Eventually the bike was back in running order. Katrine geared up and rode across town to our basecamp in Lomas de La Era. She later told me that she cracked a smile when she took off and instantly recognised why we are traveling on 2 rather than 4 wheels. Cars are comfortable and convenient. Bikes are fun.

While Katrine enjoyed life on two wheels I dropped off the car at the rental company and sourced an Über to take me home. A petite middle aged woman picked me up in a BYD. The electric car was perfect for the stop-and-go traffic and the steep streets in the outer barrios. My talkative chauffeur made it an enjoyable drive through town.

Our last day in Mexico City was primarily spent packing and preparing. We had a few errands that took us to the neighboring barrio, Lomas de San Bernabé. It seemed to be a rougher neighborhood than Lomas de La Era. There was plenty to look at as we walked around.

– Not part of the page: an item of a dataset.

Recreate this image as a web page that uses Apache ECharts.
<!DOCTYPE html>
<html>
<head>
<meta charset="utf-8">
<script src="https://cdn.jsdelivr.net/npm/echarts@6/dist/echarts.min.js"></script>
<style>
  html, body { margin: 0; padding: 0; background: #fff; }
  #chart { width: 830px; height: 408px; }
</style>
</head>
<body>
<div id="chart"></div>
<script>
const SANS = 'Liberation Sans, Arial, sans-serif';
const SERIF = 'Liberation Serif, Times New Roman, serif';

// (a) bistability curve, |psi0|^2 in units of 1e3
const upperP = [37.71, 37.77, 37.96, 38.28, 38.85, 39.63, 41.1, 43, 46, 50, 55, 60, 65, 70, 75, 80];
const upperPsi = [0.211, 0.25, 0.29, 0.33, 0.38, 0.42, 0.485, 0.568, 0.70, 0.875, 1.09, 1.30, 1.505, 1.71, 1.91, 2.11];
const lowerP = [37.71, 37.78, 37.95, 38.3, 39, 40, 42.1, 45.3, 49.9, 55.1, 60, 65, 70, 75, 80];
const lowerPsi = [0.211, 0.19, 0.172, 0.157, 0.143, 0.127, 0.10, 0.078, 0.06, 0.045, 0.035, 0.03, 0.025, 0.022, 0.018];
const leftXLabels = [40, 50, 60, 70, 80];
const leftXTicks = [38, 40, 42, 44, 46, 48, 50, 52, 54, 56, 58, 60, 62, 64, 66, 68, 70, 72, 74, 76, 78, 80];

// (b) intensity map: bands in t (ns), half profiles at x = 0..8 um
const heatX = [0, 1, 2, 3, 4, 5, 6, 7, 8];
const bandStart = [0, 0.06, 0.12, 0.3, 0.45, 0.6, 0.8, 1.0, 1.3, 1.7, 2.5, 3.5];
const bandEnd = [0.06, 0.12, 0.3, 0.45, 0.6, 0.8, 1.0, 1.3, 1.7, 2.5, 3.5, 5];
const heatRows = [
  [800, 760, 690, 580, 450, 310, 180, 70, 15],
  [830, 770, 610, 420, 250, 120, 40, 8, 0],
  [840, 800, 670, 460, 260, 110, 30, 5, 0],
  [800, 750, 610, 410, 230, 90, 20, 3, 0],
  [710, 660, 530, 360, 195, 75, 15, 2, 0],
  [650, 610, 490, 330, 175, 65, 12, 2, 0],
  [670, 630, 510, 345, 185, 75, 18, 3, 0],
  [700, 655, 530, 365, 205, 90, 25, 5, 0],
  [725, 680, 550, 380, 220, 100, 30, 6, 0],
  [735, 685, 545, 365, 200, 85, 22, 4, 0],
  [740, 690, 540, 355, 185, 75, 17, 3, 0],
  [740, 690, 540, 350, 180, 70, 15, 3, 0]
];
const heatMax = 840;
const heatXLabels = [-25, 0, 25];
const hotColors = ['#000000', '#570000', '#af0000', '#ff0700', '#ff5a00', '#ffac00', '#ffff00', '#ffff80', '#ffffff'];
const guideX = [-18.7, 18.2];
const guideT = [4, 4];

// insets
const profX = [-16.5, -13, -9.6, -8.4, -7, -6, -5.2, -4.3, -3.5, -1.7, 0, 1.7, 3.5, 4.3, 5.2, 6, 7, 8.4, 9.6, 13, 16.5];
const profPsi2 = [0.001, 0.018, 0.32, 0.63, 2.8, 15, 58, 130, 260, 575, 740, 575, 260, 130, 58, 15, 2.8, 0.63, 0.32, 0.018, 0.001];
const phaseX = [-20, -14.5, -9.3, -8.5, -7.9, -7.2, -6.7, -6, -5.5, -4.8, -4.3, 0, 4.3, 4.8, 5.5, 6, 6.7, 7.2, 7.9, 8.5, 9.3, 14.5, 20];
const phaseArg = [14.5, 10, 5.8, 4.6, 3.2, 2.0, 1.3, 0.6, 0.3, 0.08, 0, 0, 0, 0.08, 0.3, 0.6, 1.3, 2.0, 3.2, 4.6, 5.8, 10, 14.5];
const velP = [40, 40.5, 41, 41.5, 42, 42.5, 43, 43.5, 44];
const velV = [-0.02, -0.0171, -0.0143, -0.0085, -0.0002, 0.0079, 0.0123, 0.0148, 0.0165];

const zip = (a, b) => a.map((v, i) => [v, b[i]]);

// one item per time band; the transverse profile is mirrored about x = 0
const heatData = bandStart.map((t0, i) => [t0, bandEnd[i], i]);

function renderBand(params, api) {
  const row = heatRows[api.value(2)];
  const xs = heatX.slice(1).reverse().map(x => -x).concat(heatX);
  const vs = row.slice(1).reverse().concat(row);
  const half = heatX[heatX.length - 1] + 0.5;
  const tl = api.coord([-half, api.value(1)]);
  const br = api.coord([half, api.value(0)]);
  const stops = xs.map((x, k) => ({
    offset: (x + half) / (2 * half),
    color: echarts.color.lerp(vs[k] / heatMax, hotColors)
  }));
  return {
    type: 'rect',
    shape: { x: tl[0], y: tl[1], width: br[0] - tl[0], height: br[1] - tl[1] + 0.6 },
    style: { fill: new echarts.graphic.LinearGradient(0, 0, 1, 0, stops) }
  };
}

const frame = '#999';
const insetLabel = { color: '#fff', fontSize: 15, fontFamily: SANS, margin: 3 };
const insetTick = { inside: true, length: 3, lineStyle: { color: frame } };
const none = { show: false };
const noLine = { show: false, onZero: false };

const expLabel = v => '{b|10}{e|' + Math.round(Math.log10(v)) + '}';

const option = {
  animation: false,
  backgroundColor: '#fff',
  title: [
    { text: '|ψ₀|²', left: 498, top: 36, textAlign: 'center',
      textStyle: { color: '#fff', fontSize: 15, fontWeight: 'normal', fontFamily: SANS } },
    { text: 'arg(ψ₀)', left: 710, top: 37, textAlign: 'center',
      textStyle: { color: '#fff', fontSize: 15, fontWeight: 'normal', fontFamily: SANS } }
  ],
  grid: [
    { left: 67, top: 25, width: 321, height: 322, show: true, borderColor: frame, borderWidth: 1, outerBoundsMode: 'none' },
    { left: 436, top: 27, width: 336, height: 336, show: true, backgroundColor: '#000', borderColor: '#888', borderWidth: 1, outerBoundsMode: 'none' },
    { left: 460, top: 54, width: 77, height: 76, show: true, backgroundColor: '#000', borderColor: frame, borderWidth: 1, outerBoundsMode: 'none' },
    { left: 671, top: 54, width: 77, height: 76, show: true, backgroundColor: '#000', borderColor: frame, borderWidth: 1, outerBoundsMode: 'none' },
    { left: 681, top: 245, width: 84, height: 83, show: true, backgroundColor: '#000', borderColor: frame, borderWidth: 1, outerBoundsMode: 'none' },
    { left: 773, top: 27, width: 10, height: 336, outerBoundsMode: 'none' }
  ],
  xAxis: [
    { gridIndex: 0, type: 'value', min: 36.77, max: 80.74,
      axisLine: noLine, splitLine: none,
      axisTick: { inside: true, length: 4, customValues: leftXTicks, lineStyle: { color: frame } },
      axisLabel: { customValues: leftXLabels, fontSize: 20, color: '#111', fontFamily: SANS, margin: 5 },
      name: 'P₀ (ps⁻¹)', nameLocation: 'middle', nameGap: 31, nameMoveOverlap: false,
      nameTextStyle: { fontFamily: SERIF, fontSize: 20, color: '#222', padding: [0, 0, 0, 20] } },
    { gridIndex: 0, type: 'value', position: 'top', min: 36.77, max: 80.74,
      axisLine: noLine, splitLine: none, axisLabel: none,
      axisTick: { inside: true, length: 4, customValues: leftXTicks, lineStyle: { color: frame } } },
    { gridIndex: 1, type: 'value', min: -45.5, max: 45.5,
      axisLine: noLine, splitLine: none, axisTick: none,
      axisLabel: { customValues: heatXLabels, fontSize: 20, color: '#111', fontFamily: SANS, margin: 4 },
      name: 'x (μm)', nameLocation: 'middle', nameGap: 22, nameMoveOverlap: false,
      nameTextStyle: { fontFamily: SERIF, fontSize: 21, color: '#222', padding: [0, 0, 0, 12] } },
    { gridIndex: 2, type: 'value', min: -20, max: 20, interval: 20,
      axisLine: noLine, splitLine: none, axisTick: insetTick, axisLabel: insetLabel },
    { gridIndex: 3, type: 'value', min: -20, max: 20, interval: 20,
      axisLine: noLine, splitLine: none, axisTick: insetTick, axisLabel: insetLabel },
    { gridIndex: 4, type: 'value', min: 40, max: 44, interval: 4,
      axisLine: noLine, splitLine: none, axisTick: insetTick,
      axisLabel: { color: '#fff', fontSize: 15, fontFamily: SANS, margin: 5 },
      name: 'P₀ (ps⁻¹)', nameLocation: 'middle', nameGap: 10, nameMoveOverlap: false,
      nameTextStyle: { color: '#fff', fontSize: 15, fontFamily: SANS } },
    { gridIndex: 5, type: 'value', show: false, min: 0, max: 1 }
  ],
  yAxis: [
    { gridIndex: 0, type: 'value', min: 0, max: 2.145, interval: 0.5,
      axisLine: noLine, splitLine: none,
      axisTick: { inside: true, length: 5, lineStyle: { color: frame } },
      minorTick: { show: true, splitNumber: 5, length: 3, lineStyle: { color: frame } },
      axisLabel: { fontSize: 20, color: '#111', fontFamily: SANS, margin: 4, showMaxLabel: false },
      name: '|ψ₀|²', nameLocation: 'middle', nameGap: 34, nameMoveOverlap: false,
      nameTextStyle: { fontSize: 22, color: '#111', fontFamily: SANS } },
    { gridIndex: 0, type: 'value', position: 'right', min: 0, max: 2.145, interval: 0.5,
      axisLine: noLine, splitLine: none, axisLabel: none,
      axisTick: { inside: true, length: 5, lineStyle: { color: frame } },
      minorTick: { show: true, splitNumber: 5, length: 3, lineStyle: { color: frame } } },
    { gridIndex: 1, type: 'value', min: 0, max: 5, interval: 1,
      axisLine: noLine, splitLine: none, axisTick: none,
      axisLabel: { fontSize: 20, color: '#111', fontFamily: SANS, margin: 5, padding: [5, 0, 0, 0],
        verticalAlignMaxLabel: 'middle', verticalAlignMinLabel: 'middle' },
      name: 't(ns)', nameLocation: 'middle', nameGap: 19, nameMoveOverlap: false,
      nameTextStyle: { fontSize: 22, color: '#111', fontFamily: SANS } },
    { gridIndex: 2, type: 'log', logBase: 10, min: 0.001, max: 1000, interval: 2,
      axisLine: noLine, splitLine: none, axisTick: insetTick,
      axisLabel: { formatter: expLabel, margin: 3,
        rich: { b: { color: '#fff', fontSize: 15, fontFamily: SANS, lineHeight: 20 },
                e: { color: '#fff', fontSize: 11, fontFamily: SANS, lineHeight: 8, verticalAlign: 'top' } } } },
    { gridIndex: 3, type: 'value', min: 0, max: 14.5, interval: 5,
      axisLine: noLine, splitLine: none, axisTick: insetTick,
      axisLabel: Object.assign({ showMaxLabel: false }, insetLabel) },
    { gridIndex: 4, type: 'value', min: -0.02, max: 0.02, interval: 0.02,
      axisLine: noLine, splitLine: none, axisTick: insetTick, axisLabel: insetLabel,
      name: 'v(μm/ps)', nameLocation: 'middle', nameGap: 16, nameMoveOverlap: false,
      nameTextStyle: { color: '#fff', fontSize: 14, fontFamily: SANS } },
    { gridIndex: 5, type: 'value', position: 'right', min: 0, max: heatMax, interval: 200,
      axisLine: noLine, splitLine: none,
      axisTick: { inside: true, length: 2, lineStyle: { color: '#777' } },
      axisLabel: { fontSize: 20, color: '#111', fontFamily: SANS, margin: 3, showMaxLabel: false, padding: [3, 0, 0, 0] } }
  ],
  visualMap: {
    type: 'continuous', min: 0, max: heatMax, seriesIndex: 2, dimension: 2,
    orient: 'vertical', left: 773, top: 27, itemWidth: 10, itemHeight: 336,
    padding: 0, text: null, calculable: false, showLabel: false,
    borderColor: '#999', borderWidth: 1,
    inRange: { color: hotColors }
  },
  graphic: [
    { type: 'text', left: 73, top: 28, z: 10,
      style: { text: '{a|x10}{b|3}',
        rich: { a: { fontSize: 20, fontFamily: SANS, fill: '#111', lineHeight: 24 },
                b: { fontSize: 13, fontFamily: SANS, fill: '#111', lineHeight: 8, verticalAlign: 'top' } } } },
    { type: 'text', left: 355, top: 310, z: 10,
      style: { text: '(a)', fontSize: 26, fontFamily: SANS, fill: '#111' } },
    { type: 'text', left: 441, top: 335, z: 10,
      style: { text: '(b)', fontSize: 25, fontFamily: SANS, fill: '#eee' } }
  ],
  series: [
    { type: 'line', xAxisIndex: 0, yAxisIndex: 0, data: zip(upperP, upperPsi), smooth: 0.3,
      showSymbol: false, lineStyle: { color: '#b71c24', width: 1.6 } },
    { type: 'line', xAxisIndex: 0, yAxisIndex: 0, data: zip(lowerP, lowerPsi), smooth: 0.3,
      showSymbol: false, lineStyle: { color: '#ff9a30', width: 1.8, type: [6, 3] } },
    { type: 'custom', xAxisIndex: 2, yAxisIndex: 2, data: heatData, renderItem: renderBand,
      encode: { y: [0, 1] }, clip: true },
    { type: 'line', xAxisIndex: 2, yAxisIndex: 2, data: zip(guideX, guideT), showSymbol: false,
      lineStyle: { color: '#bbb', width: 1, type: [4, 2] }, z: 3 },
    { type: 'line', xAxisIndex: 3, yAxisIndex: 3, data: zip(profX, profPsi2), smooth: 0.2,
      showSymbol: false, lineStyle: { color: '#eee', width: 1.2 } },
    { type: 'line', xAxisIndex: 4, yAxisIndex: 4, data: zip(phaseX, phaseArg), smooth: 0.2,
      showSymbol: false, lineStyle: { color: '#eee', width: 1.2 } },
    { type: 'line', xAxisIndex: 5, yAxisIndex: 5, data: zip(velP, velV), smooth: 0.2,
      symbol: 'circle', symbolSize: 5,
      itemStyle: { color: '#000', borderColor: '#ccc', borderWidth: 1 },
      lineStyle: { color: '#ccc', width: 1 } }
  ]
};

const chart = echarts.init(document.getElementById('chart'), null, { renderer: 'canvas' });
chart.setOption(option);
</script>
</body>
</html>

In the end we stayed with Garry and Ivonne for 9 days. We could easily have spent much more time in the city but we were getting restless. It was time to move on.

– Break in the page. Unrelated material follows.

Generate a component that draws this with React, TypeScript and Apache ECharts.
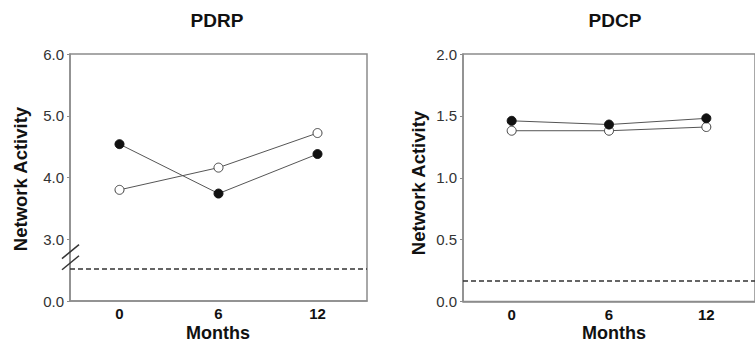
import React, { useEffect, useRef } from "react";
import * as echarts from "echarts";

// ---- data ----
const months = ["0", "6", "12"];

// PDRP (left panel) — y axis has a break: the bottom tick "0.0" sits at axis value 2
const pdrpFilled = [4.54, 3.74, 4.38];
const pdrpOpen = [3.8, 4.16, 4.72];
const pdrpControl = 2.53; // dashed reference line, in broken-axis units
const pdrpTicks = [2, 3, 4, 5, 6];
const pdrpTickLabels = ["0.0", "3.0", "4.0", "5.0", "6.0"];

// PDCP (right panel)
const pdcpFilled = [1.46, 1.43, 1.48];
const pdcpOpen = [1.38, 1.38, 1.41];
const pdcpControl = 0.17;

const titles = ["PDRP", "PDCP"];
const yName = "Network Activity";
const xName = "Months";

const FONT = "'Liberation Sans', Arial, Helvetica, sans-serif";
const AXIS_GRAY = "#8c8c8c";

export default function App() {
  const ref = useRef<HTMLDivElement>(null);

  useEffect(() => {
    if (!ref.current) return;
    const chart = echarts.init(ref.current, undefined, { renderer: "svg" });

    const xAxisBase = (gridIndex: number) => ({
      type: "category" as const,
      gridIndex,
      data: months,
      boundaryGap: true,
      axisLine: { show: true, lineStyle: { color: AXIS_GRAY, width: 1.5 } },
      axisTick: { show: false },
      axisLabel: {
        color: "#111",
        fontWeight: "bold" as const,
        fontSize: 15,
        fontFamily: FONT,
        margin: 5,
      },
      splitLine: { show: false },
    });

    const yAxisBase = (gridIndex: number) => ({
      type: "value" as const,
      gridIndex,
      axisLine: { show: true, lineStyle: { color: AXIS_GRAY, width: 1.5 } },
      axisTick: { show: true, length: 3, lineStyle: { color: AXIS_GRAY } },
      axisLabel: { color: "#333", fontSize: 15, fontFamily: FONT, margin: 6 },
      splitLine: { show: false },
    });

    const lineSeries = (
      data: number[],
      filled: boolean,
      xi: number,
      control?: number
    ) => ({
      type: "line" as const,
      xAxisIndex: xi,
      yAxisIndex: xi,
      data,
      symbol: "circle",
      symbolSize: 9,
      z: filled ? 4 : 3,
      lineStyle: { color: "#555", width: 1 },
      itemStyle: filled
        ? { color: "#111", borderColor: "#111", borderWidth: 1 }
        : { color: "#fff", borderColor: "#444", borderWidth: 1 },
      markLine:
        control === undefined
          ? undefined
          : {
              silent: true,
              symbol: "none",
              label: { show: false },
              lineStyle: { color: "#333", type: [5, 3], width: 1.5 },
              data: [{ yAxis: control }],
            },
    });

    const text = (t: string, x: number, y: number, size: number, rot = 0) => ({
      type: "text",
      x,
      y,
      rotation: rot,
      style: {
        text: t,
        fontFamily: FONT,
        fontWeight: "bold",
        fontSize: size,
        fill: "#111",
        textAlign: "center",
        textVerticalAlign: "middle",
      },
    });

    const option: any = {
      animation: false,
      grid: [
        {
          left: 70,
          top: 54,
          width: 297,
          height: 247,
          show: true,
          borderColor: AXIS_GRAY,
          borderWidth: 1.5,
          containLabel: false,
        },
        {
          left: 463,
          top: 54,
          width: 303,
          height: 247.5,
          show: true,
          borderColor: AXIS_GRAY,
          borderWidth: 1.5,
          containLabel: false,
        },
      ],
      xAxis: [xAxisBase(0), xAxisBase(1)],
      yAxis: [
        {
          ...yAxisBase(0),
          min: 2,
          max: 6,
          interval: 1,
          axisLabel: {
            ...yAxisBase(0).axisLabel,
            formatter: (v: number) => {
              const i = pdrpTicks.indexOf(v);
              return i >= 0 ? pdrpTickLabels[i] : "";
            },
          },
        },
        {
          ...yAxisBase(1),
          min: 0,
          max: 2,
          interval: 0.5,
          axisLabel: {
            ...yAxisBase(1).axisLabel,
            formatter: (v: number) => v.toFixed(1),
          },
        },
      ],
      series: [
        lineSeries(pdrpOpen, false, 0, pdrpControl),
        lineSeries(pdrpFilled, true, 0),
        lineSeries(pdcpOpen, false, 1, pdcpControl),
        lineSeries(pdcpFilled, true, 1),
      ],
      graphic: [
        text(titles[0], 217, 20, 19),
        text(titles[1], 615, 20, 19),
        text(yName, 20, 179, 18.5, Math.PI / 2),
        text(yName, 418, 183, 18.5, Math.PI / 2),
        text(xName, 218, 333, 18),
        text(xName, 614, 333, 18),
      ],
    };

    chart.setOption(option);

    // axis-break slashes on the left y axis, positioned via the axis scale
    const axisX = chart.convertToPixel({ gridIndex: 0 }, [0, 2])[0] - 49.5;
    const yA = chart.convertToPixel({ yAxisIndex: 0 }, 2.8) as number;
    const yB = chart.convertToPixel({ yAxisIndex: 0 }, 2.62) as number;
    const slash = (yc: number) => ({
      type: "line",
      shape: { x1: axisX - 8, y1: yc + 7, x2: axisX + 9, y2: yc - 7 },
      style: { stroke: "#333", lineWidth: 1.5 },
      z: 10,
    });
    chart.setOption({
      graphic: [...option.graphic, slash(yA), slash(yB)],
    });

    return () => chart.dispose();
  }, []);

  return (
    <div
      ref={ref}
      style={{ position: "fixed", left: 0, top: 0, width: 755, height: 348, background: "#fff" }}
    />
  );
}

After a robust breakfast we said our goodbyes and dived into Mexico City’s traffic for the last time. After about an hour houses were replaced with fields and lakes.
We were following a recommended route that would take us through a mountain pass between the volcanos Popocatépetl and Iztaccihuatl – respectively the 2nd and 3rd highest mountains in the country. Besides that Popocatépetl is one of the most active volcanoes in Mexico and the most famous, having had more than 15 major eruptions since the arrival of the Spanish in 1519.

Before we embarked on the mountain pass in earnest we stopped for lunch at a roadside restaurant with a view. The ride up the pass was nothing short of spectacular. Great roads with no traffic and amazing views.
The tarmac stopped as we crested the pass at 3.700 meters. The next 17 kilometers put Katrine’s ride skills to the test. The road wasn’t too steep and well maintained in most places. What challenged Katrine was the top layer of fine almost dust like sand (probably from the volcano). In some places it was rather deep and made the bike move laterally. Katrine is not comfortable with that. In the end she managed the descent without dropping the bike and she counted that a victory.

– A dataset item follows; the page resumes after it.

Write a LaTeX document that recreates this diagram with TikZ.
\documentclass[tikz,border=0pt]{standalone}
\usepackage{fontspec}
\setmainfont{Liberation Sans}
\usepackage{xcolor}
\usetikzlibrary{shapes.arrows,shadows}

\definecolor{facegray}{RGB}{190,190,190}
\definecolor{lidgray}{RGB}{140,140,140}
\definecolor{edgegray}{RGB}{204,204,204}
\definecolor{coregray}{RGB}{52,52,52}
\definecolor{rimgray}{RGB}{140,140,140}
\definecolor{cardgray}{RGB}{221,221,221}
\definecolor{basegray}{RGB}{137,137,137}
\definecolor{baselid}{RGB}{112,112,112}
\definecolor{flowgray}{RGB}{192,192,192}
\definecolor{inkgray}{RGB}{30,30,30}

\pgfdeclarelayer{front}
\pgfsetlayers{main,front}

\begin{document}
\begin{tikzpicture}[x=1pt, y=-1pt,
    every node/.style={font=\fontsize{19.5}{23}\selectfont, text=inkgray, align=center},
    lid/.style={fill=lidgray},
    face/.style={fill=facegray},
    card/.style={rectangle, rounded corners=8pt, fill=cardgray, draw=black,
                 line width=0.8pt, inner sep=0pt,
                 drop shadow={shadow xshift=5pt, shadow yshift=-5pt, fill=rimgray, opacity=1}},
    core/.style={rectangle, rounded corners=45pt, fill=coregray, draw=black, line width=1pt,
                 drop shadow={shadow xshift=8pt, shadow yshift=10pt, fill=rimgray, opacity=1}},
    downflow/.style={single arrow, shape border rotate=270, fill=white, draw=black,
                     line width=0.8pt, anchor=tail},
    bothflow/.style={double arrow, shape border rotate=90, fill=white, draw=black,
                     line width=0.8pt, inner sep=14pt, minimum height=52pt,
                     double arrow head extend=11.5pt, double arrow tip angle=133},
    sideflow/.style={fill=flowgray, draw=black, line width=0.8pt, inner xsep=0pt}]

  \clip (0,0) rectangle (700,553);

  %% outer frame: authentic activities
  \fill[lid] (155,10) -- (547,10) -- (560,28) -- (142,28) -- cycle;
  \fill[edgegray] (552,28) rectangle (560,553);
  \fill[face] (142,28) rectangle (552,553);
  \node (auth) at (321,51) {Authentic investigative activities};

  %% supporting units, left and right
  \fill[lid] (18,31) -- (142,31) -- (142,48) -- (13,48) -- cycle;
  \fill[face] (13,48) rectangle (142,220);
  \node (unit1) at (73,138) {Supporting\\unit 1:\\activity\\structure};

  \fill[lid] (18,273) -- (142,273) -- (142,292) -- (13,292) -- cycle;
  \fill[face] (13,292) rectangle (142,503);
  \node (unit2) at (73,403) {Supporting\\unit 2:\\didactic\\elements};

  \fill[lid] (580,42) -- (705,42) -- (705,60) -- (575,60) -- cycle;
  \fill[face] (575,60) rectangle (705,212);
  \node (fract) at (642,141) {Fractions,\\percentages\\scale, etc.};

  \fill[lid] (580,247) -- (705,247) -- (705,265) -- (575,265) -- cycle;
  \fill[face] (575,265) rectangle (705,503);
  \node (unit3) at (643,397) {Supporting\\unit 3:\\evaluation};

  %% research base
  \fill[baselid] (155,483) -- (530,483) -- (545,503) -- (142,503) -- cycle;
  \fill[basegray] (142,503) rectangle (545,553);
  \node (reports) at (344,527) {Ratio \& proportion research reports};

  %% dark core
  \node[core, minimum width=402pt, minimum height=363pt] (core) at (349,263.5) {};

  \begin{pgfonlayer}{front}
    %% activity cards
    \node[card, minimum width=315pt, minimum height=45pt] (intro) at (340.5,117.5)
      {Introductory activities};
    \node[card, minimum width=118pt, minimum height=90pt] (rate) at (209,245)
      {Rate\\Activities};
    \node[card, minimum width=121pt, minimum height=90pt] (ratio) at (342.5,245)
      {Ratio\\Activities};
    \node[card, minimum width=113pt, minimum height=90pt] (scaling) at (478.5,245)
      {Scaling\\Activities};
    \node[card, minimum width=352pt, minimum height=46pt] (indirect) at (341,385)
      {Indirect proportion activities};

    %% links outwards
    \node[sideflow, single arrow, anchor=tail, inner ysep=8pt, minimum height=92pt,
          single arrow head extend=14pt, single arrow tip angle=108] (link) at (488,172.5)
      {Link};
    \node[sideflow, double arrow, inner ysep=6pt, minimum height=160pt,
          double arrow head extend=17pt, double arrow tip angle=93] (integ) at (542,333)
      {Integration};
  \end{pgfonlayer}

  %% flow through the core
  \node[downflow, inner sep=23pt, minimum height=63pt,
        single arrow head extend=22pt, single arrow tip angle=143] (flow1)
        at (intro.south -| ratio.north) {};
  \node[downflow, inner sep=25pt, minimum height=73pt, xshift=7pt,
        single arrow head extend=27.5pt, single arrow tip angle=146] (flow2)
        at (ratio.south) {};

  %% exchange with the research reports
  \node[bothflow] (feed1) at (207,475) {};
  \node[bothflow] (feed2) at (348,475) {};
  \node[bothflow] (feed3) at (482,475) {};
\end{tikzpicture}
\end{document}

Riding at low speed on the dirt road Katrine noticed the fan on her bike kicking in from time to time (like it should). She wasn’t 100% sure, but she thought it was the first time in weeks that the fan on her bike had been activated. I have a sneaky suspicion that we have found the culprit to the overheating and oil consumption:  A bad connection to the fan, maybe a plug not properly connected, that has been fixed after RCM fiddled with the bike. We’ll continue to keep an eye on things.

Down from the pass we soon reached Cholula. The town is built around Tlachihualtepetl, the world’s biggest pyramide. The pyramide is only partially excavated and looks more like a giant hill with a 16th-century Spanish church on top. We circumvented the Pyramid as closely as possible on the bikes. It was an impressive sight.

From Cholula it was only a short ride to Puebla where we had booked a room in an old colonial building downtown. As soon as we entered the city we liked it. It appeared cleaner and better maintained than any other we had seen in Mexico so far.

At the gate to our accommodation, we were greeted by a security guard. He unlocked the gate and let us in when presented with our booking confirmation. We parked the bikes inside the gate in the courtyard below our room.

In the evening we went for a walk in search of supplies and dinner. It confirmed our initial positive impression of the city. It had a nice vibe and everything we needed for a comfortable stay. A notable absence of pitiable street dogs was an added bonus.
We liked the place so much that we decided to stay for a few days.